Has your own perspective on shopping changed since making the film?
We find ourselves thinking about how to “elevate everyday moments into acts of beauty” more often. When we're in the drugstore for toothpaste, it's less of a chore now and more a part of our everyday experience. If we let those moments fall into the mundane, they're lost in some way. Toothpaste shopping still isn't something we love, but it's not something that bores us to tears anymore; it can actually be kind of nice.
What was it like shooting inside a Walmart? What was the reaction of passersby?
We had a very different experience shooting in Walmart than when O'Connell first started taking photos there; they actually let us roll video on our cameras. Employees were curious about the project at first, but as the day progressed we blended into the backdrop of the store. We used a shopping cart to move our equipment throughout the store and were assigned an asset preservation associate to look after our equipment.
We were generally so low impact shooting with only two Canon 5Ds that people barely noticed us. Brendan's painting setup attracted some attention, as an occasional shopper would stop to watch for a minute. Children were curious about the filming and painting; their parents would quietly explain we were shooting. We also blocked a few aisles with our Dana Dolly for some shots; as it's not something they experience everyday, shoppers found it amusing to have to wait while we got a shot off.
What do you hope the impact of your film will be?
We hope that viewers challenge their assumptions about seemingly mundane and everyday moments. Further, we want people to think about Walmart differently. We're not condoning the retail giant with this piece, but we are suggesting that it's a part of our everyday culture and plays a subtle role in our lives.
How has O’Connell’s Walmart series evolved since 2003, and what's next for the project?

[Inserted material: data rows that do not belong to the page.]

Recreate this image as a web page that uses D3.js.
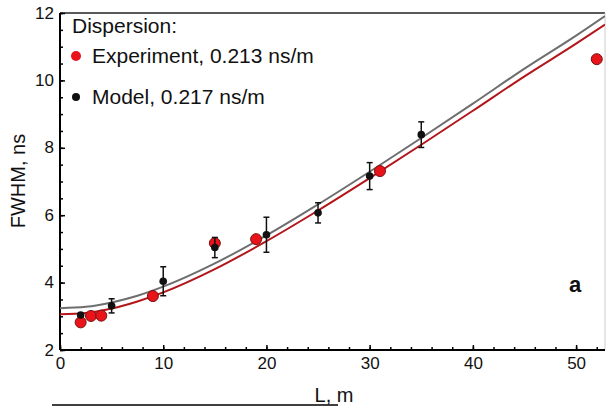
<!DOCTYPE html>
<html><head><meta charset="utf-8">
<script src="https://cdn.jsdelivr.net/npm/d3@7"></script>
<style>body{margin:0;background:#fff;}svg{display:block;font-family:"Liberation Sans",Arial,sans-serif;}</style>
</head><body>
<svg id="c" width="606" height="406"></svg>
<script>
// Data
const expL = [2, 3, 4, 9, 15, 19, 31, 52];
const expFWHM = [2.82, 3.01, 3.02, 3.60, 5.17, 5.29, 7.31, 10.63];
const modelL = [2, 5, 10, 15, 20, 25, 30, 35];
const modelFWHM = [3.04, 3.31, 4.04, 5.04, 5.42, 6.07, 7.16, 8.39];
const modelErr = [0, 0.21, 0.43, 0.30, 0.52, 0.30, 0.40, 0.38];
const curveL = [0, 2.5, 5, 7.5, 10, 15, 20, 25, 30, 35, 40, 45, 50, 52.8];
const curveModel = [3.24, 3.28, 3.41, 3.61, 3.88, 4.57, 5.40, 6.32, 7.29, 8.29, 9.31, 10.35, 11.33, 11.91];
const curveExp = [3.06, 3.10, 3.23, 3.44, 3.71, 4.40, 5.23, 6.14, 7.10, 8.09, 9.10, 10.12, 11.09, 11.66];
const xTicks = [0, 10, 20, 30, 40, 50];
const yTicks = [2, 4, 6, 8, 10, 12];
const legendTitle = "Dispersion:";
const legendItems = ["Experiment, 0.213 ns/m", "Model, 0.217 ns/m"];

const svg = d3.select("#c");
const L = 60, R = 605, T = 13, B = 350;
const x = d3.scaleLinear().domain([0, 52.8]).range([L, R]);
const y = d3.scaleLinear().domain([2, 12]).range([B, T]);

// frame
svg.append("line").attr("x1", L).attr("x2", R).attr("y1", T).attr("y2", T).attr("stroke", "#222").attr("stroke-width", 1.5);
svg.append("line").attr("x1", R).attr("x2", R).attr("y1", T).attr("y2", B).attr("stroke", "#ccc").attr("stroke-width", 1);

// axes
const xAxisMinor = d3.axisBottom(x).tickValues(d3.range(0, 53, 2)).tickSize(-3).tickFormat("");
const yAxisMinor = d3.axisLeft(y).tickValues(d3.range(2, 12.01, 0.5)).tickSize(-3).tickFormat("");
svg.append("g").attr("transform", `translate(0,${B})`).call(xAxisMinor).call(g => g.select(".domain").remove()).selectAll("line").attr("stroke", "#000").attr("stroke-width", 1.5);
svg.append("g").attr("transform", `translate(${L},0)`).call(yAxisMinor).call(g => g.select(".domain").remove()).selectAll("line").attr("stroke", "#000").attr("stroke-width", 1.5);

const xAxis = d3.axisBottom(x).tickValues(xTicks).tickSize(-5).tickPadding(7);
const gx = svg.append("g").attr("transform", `translate(0,${B})`).call(xAxis);
gx.attr("font-size", null).attr("font-family", null);
gx.select(".domain").attr("d", `M${L},0H${R}`).attr("stroke", "#000").attr("stroke-width", 2);
gx.selectAll("line").attr("stroke", "#000").attr("stroke-width", 1.5);
gx.selectAll("text").style("font-size", "17px").attr("fill", "#111");

const yAxis = d3.axisLeft(y).tickValues(yTicks).tickSize(-5).tickPadding(6);
const gy = svg.append("g").attr("transform", `translate(${L},0)`).call(yAxis);
gy.attr("font-size", null).attr("font-family", null);
gy.select(".domain").attr("d", `M0,${T}V${B}`).attr("stroke", "#000").attr("stroke-width", 2);
gy.selectAll("line").attr("stroke", "#000").attr("stroke-width", 1.5);
gy.selectAll("text").style("font-size", "17px").attr("fill", "#111").attr("dy", "0.3em");

// axis titles
svg.append("text").attr("x", 334).attr("y", 402).attr("text-anchor", "middle").style("font-size", "20px").attr("fill", "#111").text("L, m");
svg.append("text").attr("transform", "translate(25,181) rotate(-90)").attr("text-anchor", "middle").style("font-size", "20px").attr("fill", "#111").text("FWHM, ns");
svg.append("line").attr("x1", 52).attr("x2", 338).attr("y1", 405).attr("y2", 405).attr("stroke", "#000").attr("stroke-width", 1.5);

// curves
const line = d3.line().curve(d3.curveMonotoneX);
svg.append("clipPath").attr("id", "clp").append("rect").attr("x", L).attr("y", T).attr("width", R - L).attr("height", B - T);
svg.append("path").attr("clip-path", "url(#clp)").attr("d", line(curveL.map((l, i) => [x(l), y(curveModel[i])]))).attr("fill", "none").attr("stroke", "#6e6e6e").attr("stroke-width", 2);
svg.append("path").attr("clip-path", "url(#clp)").attr("d", line(curveL.map((l, i) => [x(l), y(curveExp[i])]))).attr("fill", "none").attr("stroke", "#b3161a").attr("stroke-width", 2);

// experiment points
svg.append("g").selectAll("circle").data(expL).join("circle")
  .attr("cx", d => x(d)).attr("cy", (d, i) => y(expFWHM[i])).attr("r", 5.5)
  .attr("fill", "#e8141a").attr("stroke", "#7a1010").attr("stroke-width", 1);

// model error bars and points
const eb = svg.append("g").attr("stroke", "#111").attr("stroke-width", 1.5);
modelL.forEach((l, i) => {
  const e = modelErr[i];
  if (e > 0) {
    eb.append("line").attr("x1", x(l)).attr("x2", x(l)).attr("y1", y(modelFWHM[i] - e)).attr("y2", y(modelFWHM[i] + e));
    eb.append("line").attr("x1", x(l) - 3).attr("x2", x(l) + 3).attr("y1", y(modelFWHM[i] - e)).attr("y2", y(modelFWHM[i] - e));
    eb.append("line").attr("x1", x(l) - 3).attr("x2", x(l) + 3).attr("y1", y(modelFWHM[i] + e)).attr("y2", y(modelFWHM[i] + e));
  }
});
svg.append("g").selectAll("circle").data(modelL).join("circle")
  .attr("cx", d => x(d)).attr("cy", (d, i) => y(modelFWHM[i])).attr("r", 3.8).attr("fill", "#111");

// legend
svg.append("text").attr("x", 72).attr("y", 33).style("font-size", "21px").attr("fill", "#111").text(legendTitle);
svg.append("circle").attr("cx", 76).attr("cy", 56).attr("r", 5).attr("fill", "#e8141a");
svg.append("text").attr("x", 92).attr("y", 63).style("font-size", "21px").attr("fill", "#111").text(legendItems[0]);
svg.append("circle").attr("cx", 76).attr("cy", 97).attr("r", 4).attr("fill", "#111");
svg.append("text").attr("x", 92).attr("y", 104).style("font-size", "21px").attr("fill", "#111").text(legendItems[1]);

// panel label
svg.append("text").attr("x", 575).attr("y", 292).attr("text-anchor", "middle").style("font-size", "22px").attr("font-weight", "bold").attr("fill", "#111").text("a");
</script>
</body></html>
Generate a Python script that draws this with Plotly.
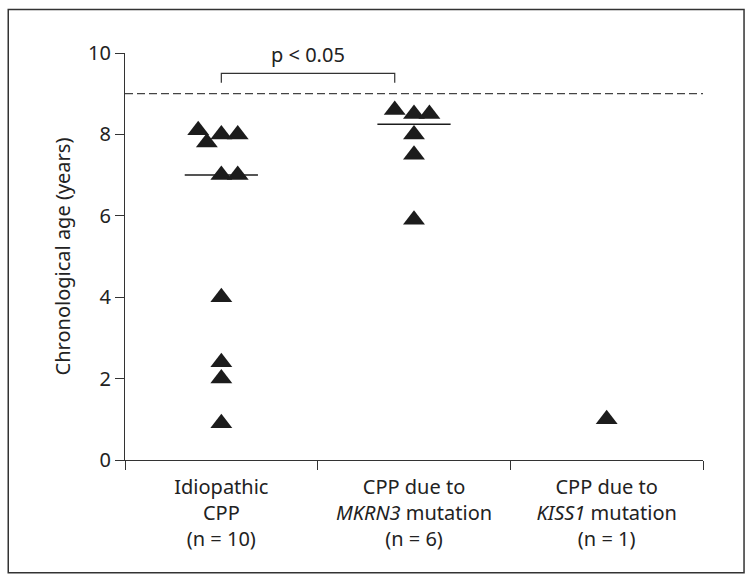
import numpy as np
import plotly.graph_objects as go

# ---- data ----
categories = ["Idiopathic<br>CPP<br>(n = 10)",
              "CPP due to<br><i>MKRN3</i> mutation<br>(n = 6)",
              "CPP due to<br><i>KISS1</i> mutation<br>(n = 1)"]
idiopathic_age = [8.1, 7.8, 8.0, 8.0, 7.0, 7.0, 4.0, 2.4, 2.0, 0.9]
idiopathic_jitter = [-0.12, -0.075, 0.0, 0.085, 0.0, 0.085, 0.0, 0.0, 0.0, 0.0]
mkrn3_age = [8.6, 8.5, 8.5, 8.0, 7.5, 5.9]
mkrn3_jitter = [-0.1, 0.0, 0.08, 0.0, 0.0, 0.0]
kiss1_age = [1.0]
kiss1_jitter = [0.0]
reference_age = 9.0
y_ticks = [0, 2, 4, 6, 8, 10]
p_text = "p < 0.05"

groups = [(idiopathic_age, idiopathic_jitter),
          (mkrn3_age, mkrn3_jitter),
          (kiss1_age, kiss1_jitter)]

FONT = "Noto Sans"
INK = "#1c1c1c"

fig = go.Figure()
for i, (ages, jit) in enumerate(groups):
    fig.add_trace(go.Scatter(
        x=[i + j for j in jit], y=ages, mode="markers",
        marker=dict(symbol="triangle-up", size=19, color=INK,
                    line=dict(width=0)),
        showlegend=False, hoverinfo="y"))

shapes = []
# median lines for groups with n > 1
for i, (ages, _) in enumerate(groups):
    if len(ages) > 1:
        m = float(np.median(ages))
        shapes.append(dict(type="line", xref="x", yref="y",
                           x0=i - 0.19, x1=i + 0.19, y0=m, y1=m,
                           line=dict(color=INK, width=1.5)))
# reference dashed line
shapes.append(dict(type="line", xref="paper", yref="y", x0=0, x1=1,
                   y0=reference_age, y1=reference_age,
                   line=dict(color="#444444", width=1.2, dash="8px,4px")))
# significance bracket
br_top, br_leg = 9.5, 9.27
shapes.append(dict(type="path", xref="x", yref="y",
                   path=f"M 0,{br_leg} L 0,{br_top} L 0.9,{br_top} L 0.9,{br_leg}",
                   line=dict(color="#333333", width=1.2)))
# outer border
shapes.append(dict(type="rect", xref="paper", yref="paper",
                   x0=-0.202, x1=1.071, y0=-0.277, y1=1.107,
                   line=dict(color="#333333", width=1.5)))

fig.update_layout(
    width=754, height=584,
    margin=dict(l=125, r=51, t=53, b=124),
    paper_bgcolor="white", plot_bgcolor="white",
    font=dict(family=FONT, size=20, color="#222222"),
    shapes=shapes,
    annotations=[dict(text=p_text, x=0.45, y=br_top, xref="x", yref="y",
                      yanchor="bottom", yshift=3, showarrow=False,
                      font=dict(family=FONT, size=20, color="#222222"))],
    xaxis=dict(range=[-0.5, 2.5], tickvals=[0, 1, 2], ticktext=categories,
               ticks="", showgrid=False, zeroline=False,
               showline=True, linecolor="#333333", linewidth=1.2,
               tickfont=dict(size=20), ticklabelstandoff=9,
               minor=dict(tickvals=[-0.5, 0.5, 1.5, 2.5], ticks="outside",
                          ticklen=9, tickcolor="#333333", tickwidth=1.2,
                          showgrid=False)),
    yaxis=dict(range=[0, 10], tickvals=y_ticks, ticks="outside", ticklen=9,
               tickcolor="#333333", tickwidth=1.2, showgrid=False,
               zeroline=False, showline=True, linecolor="#333333",
               linewidth=1.2, tickfont=dict(size=20),
               title=dict(text="Chronological age (years)", standoff=12,
                          font=dict(size=20))),
)

fig.write_html("out.html", config={"displayModeBar": False},
               post_script="document.body.style.margin='0';")
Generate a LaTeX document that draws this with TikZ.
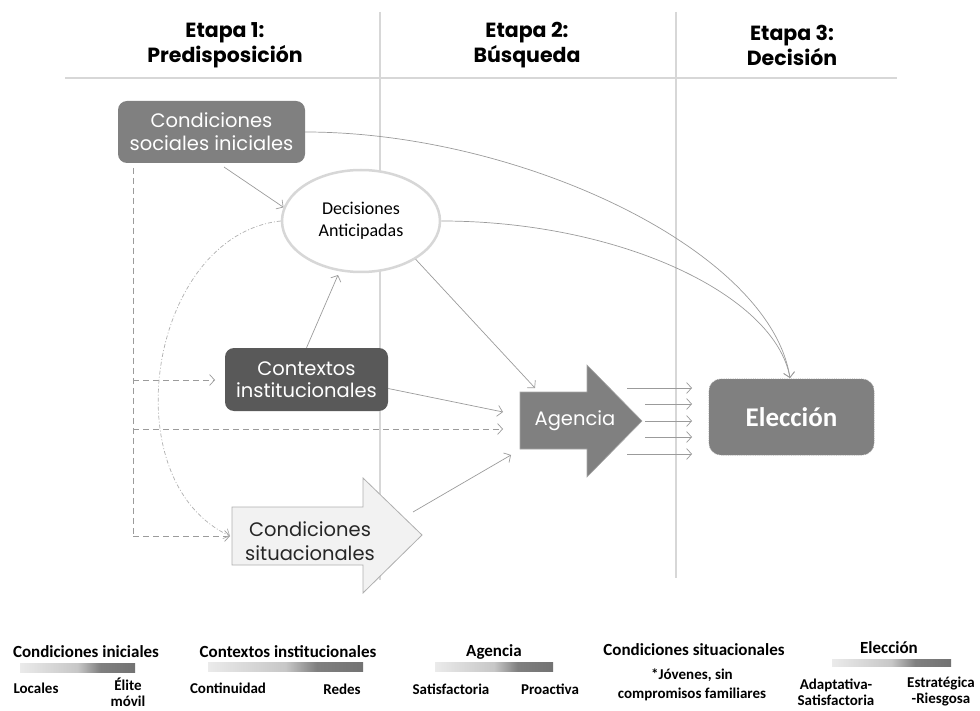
\documentclass[tikz,border=0pt]{standalone}
\usepackage{fontspec}
\setmainfont{Carlito}
\newfontfamily\gothic{Poppins}
\usetikzlibrary{arrows.meta,shapes.geometric}
\definecolor{midgray}{RGB}{128,128,128}
\definecolor{deepgray}{RGB}{89,89,89}
\definecolor{linegray}{RGB}{155,155,155}
\definecolor{guide}{RGB}{215,215,215}
\definecolor{pale}{RGB}{242,242,242}
\definecolor{arrowedge}{RGB}{175,175,175}
\pgfdeclarehorizontalshading{legbar}{100bp}{color(0bp)=(black!8); color(25bp)=(black!8); color(50bp)=(black!22); color(60bp)=(black!50); color(75bp)=(black!55); color(100bp)=(black!55)}
\begin{document}
\begin{tikzpicture}[x=1pt,y=-1pt,
  conn/.style={draw=linegray,line width=0.7pt,-{Straight Barb[length=5pt,width=11pt]}},
  dconn/.style={conn,dash pattern=on 6pt off 4pt},
  ddconn/.style={conn,draw=linegray!80,dash pattern=on 4pt off 2pt on 1pt off 2pt},
  guideline/.style={draw=guide,line width=1.8pt},
  head/.style={font=\gothic\bfseries\fontsize{20.5}{25}\selectfont,align=center,text=black},
  box/.style={rounded corners=9pt,text=white,align=center,font=\gothic\fontsize{19.5}{23}\selectfont},
  legtitle/.style={font=\bfseries\fontsize{17}{20}\selectfont,align=center},
  legtext/.style={font=\bfseries\fontsize{15}{16}\selectfont,align=center},
  bar/.style={shading=legbar}
]
\useasboundingbox (0,0) rectangle (980,711);

% guide lines
\draw[guideline] (380,12) -- (380,580);
\draw[guideline] (676,12) -- (676,578);
\draw[draw=guide,line width=2.5pt] (65,78) -- (897,78);

% headings
\node[head] (h1) at (225,45.5) {Etapa 1:\\Predisposición};
\node[head] (h2) at (527,45.5) {Etapa 2:\\Búsqueda};
\node[head] (h3) at (792,45.5) {Etapa 3:\\Decisión};

% nodes
\node[box,fill=midgray,minimum width=187pt,minimum height=62pt] (csi) at (211.5,132) {Condiciones\\sociales iniciales};
\node[box,fill=deepgray,minimum width=163pt,minimum height=63pt,font=\gothic\fontsize{19.5}{22}\selectfont] (ctx) at (306.5,379.5) {Contextos\\institucionales};
\node[ellipse,draw=guide,line width=2.5pt,fill=white,minimum width=158pt,minimum height=102pt,
      font=\fontsize{18}{22}\selectfont,align=center] (da) at (361,221) {Decisiones\\Anticipadas};
\node[rounded corners=12pt,fill=midgray,draw=black!45,densely dotted,line width=0.8pt,
      minimum width=165pt,minimum height=76pt,text=white,font=\bfseries\fontsize{27}{30}\selectfont] (ele) at (791.5,417) {Elección};

% Agencia arrow
\draw[fill=midgray,draw=black!35,line width=0.6pt] (520,392) -- (587,392) -- (587,365) -- (642,421) -- (587,477) -- (587,449) -- (520,449) -- cycle;
\node[text=white,font=\gothic\fontsize{19.5}{23}\selectfont] (ag) at (575,421) {Agencia};

% Condiciones situacionales arrow
\draw[fill=pale,draw=arrowedge,line width=0.8pt] (232,507) -- (363,507) -- (363,478) -- (422,535) -- (363,593) -- (363,565) -- (232,565) -- cycle;
\node[align=center,text=black!85,font=\gothic\fontsize{19.5}{24}\selectfont] (cs) at (310,541) {Condiciones\\situacionales};

% coordinates
\coordinate (csStart) at (413,512);
\coordinate (csIn) at (230,536);
\coordinate (agIn1) at (535,388);
\coordinate (agIn2) at (503,412);
\coordinate (agIn3) at (503,429);
\coordinate (agIn4) at (511,455);
\coordinate (eleTop) at (790,378);
\coordinate (dv0) at (133,168);
\coordinate (dv1) at (133,380);
\coordinate (dv2) at (133,429);
\coordinate (dv3) at (133,536);
\coordinate (ctxIn) at (215,380);

% connectors
\draw[conn] (224,167) -- (da.170);
\draw[conn] (ctx.north) -- (338,275);
\draw[conn] (da.-35) -- (agIn1);
\draw[conn] (ctx.east) ++(0,9) -- (agIn2);
\draw[conn] (csStart) -- (agIn4);
\draw[conn] (csi.east) .. controls (520,132) and (770,250) .. (eleTop);
\draw[conn] (da.east) .. controls (620,221) and (775,295) .. (eleTop);

% dashed
\draw[draw=linegray,line width=0.7pt,dash pattern=on 6pt off 4pt] (dv0) -- (dv3);
\draw[dconn] (dv1) -- (ctxIn);
\draw[dconn] (dv2) -- (agIn3);
\draw[dconn] (dv3) -- (csIn);
\draw[ddconn] (da.west) .. controls (150,235) and (110,480) .. (csIn);

% Agencia -> Eleccion
\foreach \y/\x in {388/627,404/645,421/645,437/645,454/627}{
  \draw[conn] (\x,\y) -- (692,\y);
}

% legend
\node[legtitle] (l1) at (86,652) {Condiciones iniciales};
\shade[bar] (20,663) rectangle (135,672);
\node[legtext] (l1a) at (36,688) {Locales};
\node[legtext] (l1b) at (128,692) {Élite\\móvil};

\node[legtitle] (l2) at (288,652) {Contextos institucionales};
\shade[bar] (208,662) rectangle (363,671);
\node[legtext] (l2a) at (228,688) {Continuidad};
\node[legtext] (l2b) at (342,689) {Redes};

\node[legtitle] (l3) at (494,652) {Agencia};
\shade[bar] (435,662) rectangle (553,671);
\node[legtext] (l3a) at (451,689) {Satisfactoria};
\node[legtext] (l3b) at (550,689) {Proactiva};

\node[legtitle] (l4) at (694,650) {Condiciones situacionales};
\node[legtext,font=\bfseries\fontsize{15}{19}\selectfont] (l4a) at (692,684.5) {*Jóvenes, sin\\compromisos familiares};

\node[legtitle] (l5) at (889,648) {Elección};
\shade[bar] (832,659) rectangle (951,666);
\node[legtext] (l5a) at (836,692) {Adaptativa-\\Satisfactoria};
\node[legtext] (l5b) at (941,692) {Estratégica\\-Riesgosa};
\end{tikzpicture}
\end{document}
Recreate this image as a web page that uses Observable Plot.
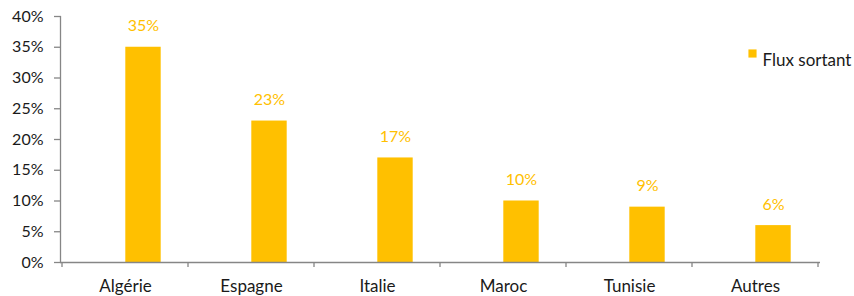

O'Connell's Walmart series has gone from something he did on the fringe, having to evade Walmart to capture the images he worked off of, to mainstream acceptance. His relationship with Walmart and his appearances in The New Yorker and The Colbert Report catapulted the series' profile, but he's still working out of the same Connecticut barn where he started. He also gets to paint in Walmart stores more regularly.